Brasileirinhas
- Industry: Pornography
- Founded: 1996; 30 years ago
- Headquarters: São Paulo, Brazil
- Key people: Clayton Nunes
- Products: Pornographic films
- Website: www.brasileirinhas.com.br

= Brasileirinhas =

Brazilian pornographic film studio

Brasileirinhas is a Brazilian pornographic film studio Considered the largest in the industry in the country, it has more than 4,000 titles in its collection and was founded by Luis Alvarenga in mid-1996.

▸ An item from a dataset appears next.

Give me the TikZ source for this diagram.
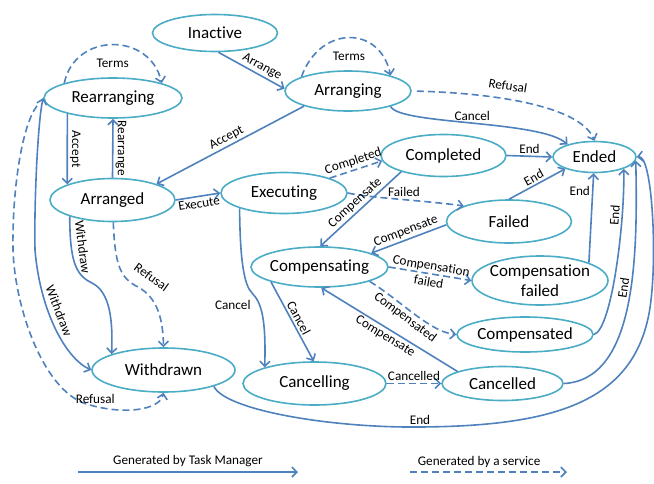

Brasileirinhas label has some of the most famous pornographic performers of Brazil including Monica Mattos, Pâmela Butt , Júlia Paes, Patrícia Kimberly, Mônica Santhiago, Nikki Rio, Lana Starck, Verônica Bella, Cyane Lima, Mayara Rodrigues, Anne Midori (Yumi Saito), Babalú, Sílvia Saenz, Tamiry Chiavari, Gina Jolie, Melissa Pitanga, with prominent male performer Kid Bengala.

It is also well known for its films featuring celebrities trying to reclaim stardom to keep them on the highlight of the masses like Gretchen, Gretchen's son Thammy Miranda, Rita Cadillac, Alexandre Frota, Regininha Poltergeist, Leila Lopes, Mateus Carrieri or minor TV celebrities such as Vivi Fernandez (É o Tchan! dancer nominee), Luanda Boaz (É o Tchan! dancer contest finalist), Márcia Imperator, Bruna Ferraz, and Bianca Soares.

In April 2011, there were reports that Brasileirinhas would be closed down and its assets would be sold to Sexy Hot (Brazilian TV channel). However, the current owner, Clayton Nunes, denied allegations, and the company remains opened, working in both internet and newsstands markets, besides rental market in sex shops and video stores.